Do this - All the data below goes into the copy word for word, but the pictures don't.

Start Data excerpt

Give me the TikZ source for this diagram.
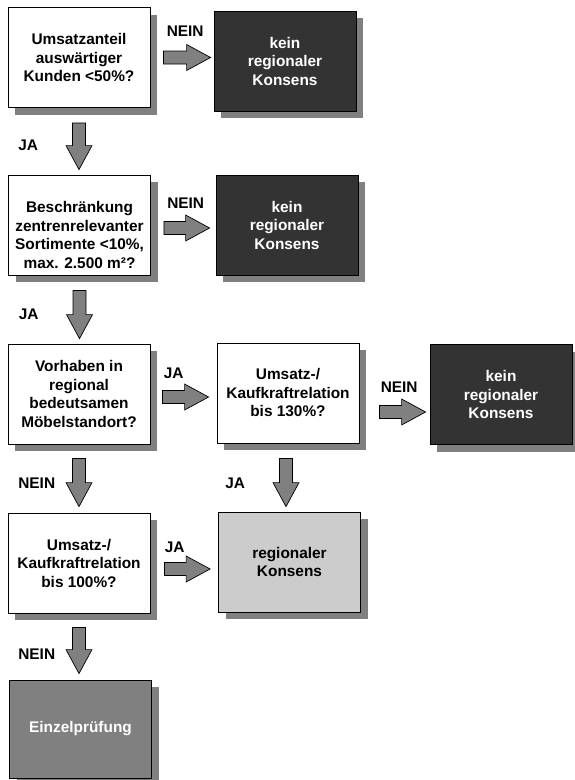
\documentclass[tikz,border=0pt]{standalone}
\usepackage{fontspec}
\setmainfont{Liberation Sans}
\usetikzlibrary{positioning,calc,shadows}
\definecolor{darkbox}{HTML}{333333}
\definecolor{lightbox}{HTML}{CCCCCC}
\definecolor{midgray}{HTML}{808080}
\tikzset{
  flowbox/.style={draw, line width=0.8pt, minimum width=142pt, minimum height=100pt,
    inner sep=0pt, align=center, font=\fontsize{15.4}{18.5}\selectfont\bfseries,
    drop shadow={shadow xshift=7pt, shadow yshift=-7pt, fill=midgray, opacity=1}},
  qbox/.style={flowbox, fill=white},
  neinbox/.style={flowbox, fill=darkbox, text=white},
  jabox/.style={flowbox, fill=lightbox},
  pruefbox/.style={flowbox, fill=midgray, text=white},
  lbl/.style={inner sep=0pt, font=\fontsize{15.4}{18.5}\selectfont\bfseries},
  rarrow/.style={draw, line width=0.7pt, fill=midgray,
    to path={let \p1=(\tikztostart), \p2=(\tikztotarget) in
      (\x1,\y1+6.5pt) -- (\x2-24pt,\y1+6.5pt) -- (\x2-24pt,\y1+13pt) -- (\x2,\y1)
      -- (\x2-24pt,\y1-13pt) -- (\x2-24pt,\y1-6.5pt) -- (\x1,\y1-6.5pt) -- cycle}},
  darrow/.style={draw, line width=0.7pt, fill=midgray,
    to path={let \p1=(\tikztostart), \p2=(\tikztotarget) in
      (\x1-6.5pt,\y1) -- (\x1-6.5pt,\y2+24pt) -- (\x1-13pt,\y2+24pt) -- (\x1,\y2)
      -- (\x1+13pt,\y2+24pt) -- (\x1+6.5pt,\y2+24pt) -- (\x1+6.5pt,\y1) -- cycle}}
}
\begin{document}
\begin{tikzpicture}[x=1pt, y=-1pt]
\useasboundingbox (0,0) rectangle (574,780);

% boxes
\node[qbox] (q1) at (79,57.5) {Umsatzanteil\\auswärtiger\\Kunden <50\%?};
\node[neinbox] (k1) at (285,61) {kein\\regionaler\\Konsens};
\node[qbox] (q2) at (79.5,225) {\rule{0pt}{31pt}Beschränkung\\zentrenrelevanter\\Sortimente <10\%,\\max. 2.500 m²?};
\node[neinbox] (k2) at (287,225) {kein\\regionaler\\Konsens};
\node[qbox] (q3) at (79,394) {Vorhaben in\\regional\\bedeutsamen\\Möbelstandort?};
\node[qbox] (q4) at (288,393) {Umsatz-/\\Kaufkraftrelation\\bis 130\%?};
\node[neinbox] (k3) at (501,394.5) {kein\\regionaler\\Konsens};
\node[qbox] (q5) at (79,563) {Umsatz-/\\Kaufkraftrelation\\bis 100\%?};
\node[jabox] (rk) at (289.5,562) {regionaler\\Konsens};
\node[pruefbox, minimum height=98pt] (ez) at (80.5,729) {Einzelprüfung};

% arrows
\draw[rarrow] ([xshift=13pt]q1.east) node[lbl, above right=21pt and 3pt] {NEIN} to ([xshift=-3pt]k1.west);
\draw[darrow] ([yshift=-15pt]q1.south) node[lbl, anchor=west, xshift=-61pt, yshift=-22pt] {JA} to ([yshift=5pt]q2.north);
\draw[rarrow] ([xshift=13pt,yshift=-3pt]q2.east) node[lbl, above right=19pt and 3pt] {NEIN} to ([xshift=-6pt,yshift=-3pt]k2.west);
\draw[darrow] ([yshift=-15pt]q2.south) node[lbl, anchor=west, xshift=-61pt, yshift=-24pt] {JA} to ([yshift=5pt]q3.north);
\draw[rarrow] ([xshift=12pt,yshift=-3pt]q3.east) node[lbl, above right=18pt and 1pt] {JA} to ([xshift=-8pt,yshift=-3pt]q4.west);
\draw[rarrow] ([xshift=20pt,yshift=-19pt]q4.east) node[lbl, above right=19pt and 1pt] {NEIN} to ([xshift=-4pt,yshift=-19pt]k3.west);
\draw[darrow] ([yshift=-14pt]q3.south) node[lbl, anchor=west, xshift=-61pt, yshift=-25pt] {NEIN} to ([yshift=6pt]q5.north);
\draw[darrow] ([xshift=-2pt,yshift=-15pt]q4.south) node[lbl, anchor=west, xshift=-61pt, yshift=-25pt] {JA} to ([xshift=-2pt,yshift=5pt]rk.north);
\draw[rarrow] ([xshift=14pt,yshift=-6pt]q5.east) node[lbl, above right=16pt and 0pt] {JA} to ([xshift=-8pt,yshift=-6pt]rk.west);
\draw[darrow] ([yshift=-14pt]q5.south) node[lbl, anchor=west, xshift=-61pt, yshift=-27pt] {NEIN} to ([yshift=6pt]ez.north);
\end{tikzpicture}
\end{document}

End Data excerpt

Finished answer -
Give me the TikZ source for this diagram.
\documentclass[tikz,border=0pt]{standalone}
\usepackage{fontspec}
\setmainfont{Liberation Sans}
\usetikzlibrary{positioning,calc,shadows}
\definecolor{darkbox}{HTML}{333333}
\definecolor{lightbox}{HTML}{CCCCCC}
\definecolor{midgray}{HTML}{808080}
\tikzset{
  flowbox/.style={draw, line width=0.8pt, minimum width=142pt, minimum height=100pt,
    inner sep=0pt, align=center, font=\fontsize{15.4}{18.5}\selectfont\bfseries,
    drop shadow={shadow xshift=7pt, shadow yshift=-7pt, fill=midgray, opacity=1}},
  qbox/.style={flowbox, fill=white},
  neinbox/.style={flowbox, fill=darkbox, text=white},
  jabox/.style={flowbox, fill=lightbox},
  pruefbox/.style={flowbox, fill=midgray, text=white},
  lbl/.style={inner sep=0pt, font=\fontsize{15.4}{18.5}\selectfont\bfseries},
  rarrow/.style={draw, line width=0.7pt, fill=midgray,
    to path={let \p1=(\tikztostart), \p2=(\tikztotarget) in
      (\x1,\y1+6.5pt) -- (\x2-24pt,\y1+6.5pt) -- (\x2-24pt,\y1+13pt) -- (\x2,\y1)
      -- (\x2-24pt,\y1-13pt) -- (\x2-24pt,\y1-6.5pt) -- (\x1,\y1-6.5pt) -- cycle}},
  darrow/.style={draw, line width=0.7pt, fill=midgray,
    to path={let \p1=(\tikztostart), \p2=(\tikztotarget) in
      (\x1-6.5pt,\y1) -- (\x1-6.5pt,\y2+24pt) -- (\x1-13pt,\y2+24pt) -- (\x1,\y2)
      -- (\x1+13pt,\y2+24pt) -- (\x1+6.5pt,\y2+24pt) -- (\x1+6.5pt,\y1) -- cycle}}
}
\begin{document}
\begin{tikzpicture}[x=1pt, y=-1pt]
\useasboundingbox (0,0) rectangle (574,780);

% boxes
\node[qbox] (q1) at (79,57.5) {Umsatzanteil\\auswärtiger\\Kunden <50\%?};
\node[neinbox] (k1) at (285,61) {kein\\regionaler\\Konsens};
\node[qbox] (q2) at (79.5,225) {\rule{0pt}{31pt}Beschränkung\\zentrenrelevanter\\Sortimente <10\%,\\max. 2.500 m²?};
\node[neinbox] (k2) at (287,225) {kein\\regionaler\\Konsens};
\node[qbox] (q3) at (79,394) {Vorhaben in\\regional\\bedeutsamen\\Möbelstandort?};
\node[qbox] (q4) at (288,393) {Umsatz-/\\Kaufkraftrelation\\bis 130\%?};
\node[neinbox] (k3) at (501,394.5) {kein\\regionaler\\Konsens};
\node[qbox] (q5) at (79,563) {Umsatz-/\\Kaufkraftrelation\\bis 100\%?};
\node[jabox] (rk) at (289.5,562) {regionaler\\Konsens};
\node[pruefbox, minimum height=98pt] (ez) at (80.5,729) {Einzelprüfung};

% arrows
\draw[rarrow] ([xshift=13pt]q1.east) node[lbl, above right=21pt and 3pt] {NEIN} to ([xshift=-3pt]k1.west);
\draw[darrow] ([yshift=-15pt]q1.south) node[lbl, anchor=west, xshift=-61pt, yshift=-22pt] {JA} to ([yshift=5pt]q2.north);
\draw[rarrow] ([xshift=13pt,yshift=-3pt]q2.east) node[lbl, above right=19pt and 3pt] {NEIN} to ([xshift=-6pt,yshift=-3pt]k2.west);
\draw[darrow] ([yshift=-15pt]q2.south) node[lbl, anchor=west, xshift=-61pt, yshift=-24pt] {JA} to ([yshift=5pt]q3.north);
\draw[rarrow] ([xshift=12pt,yshift=-3pt]q3.east) node[lbl, above right=18pt and 1pt] {JA} to ([xshift=-8pt,yshift=-3pt]q4.west);
\draw[rarrow] ([xshift=20pt,yshift=-19pt]q4.east) node[lbl, above right=19pt and 1pt] {NEIN} to ([xshift=-4pt,yshift=-19pt]k3.west);
\draw[darrow] ([yshift=-14pt]q3.south) node[lbl, anchor=west, xshift=-61pt, yshift=-25pt] {NEIN} to ([yshift=6pt]q5.north);
\draw[darrow] ([xshift=-2pt,yshift=-15pt]q4.south) node[lbl, anchor=west, xshift=-61pt, yshift=-25pt] {JA} to ([xshift=-2pt,yshift=5pt]rk.north);
\draw[rarrow] ([xshift=14pt,yshift=-6pt]q5.east) node[lbl, above right=16pt and 0pt] {JA} to ([xshift=-8pt,yshift=-6pt]rk.west);
\draw[darrow] ([yshift=-14pt]q5.south) node[lbl, anchor=west, xshift=-61pt, yshift=-27pt] {NEIN} to ([yshift=6pt]ez.north);
\end{tikzpicture}
\end{document}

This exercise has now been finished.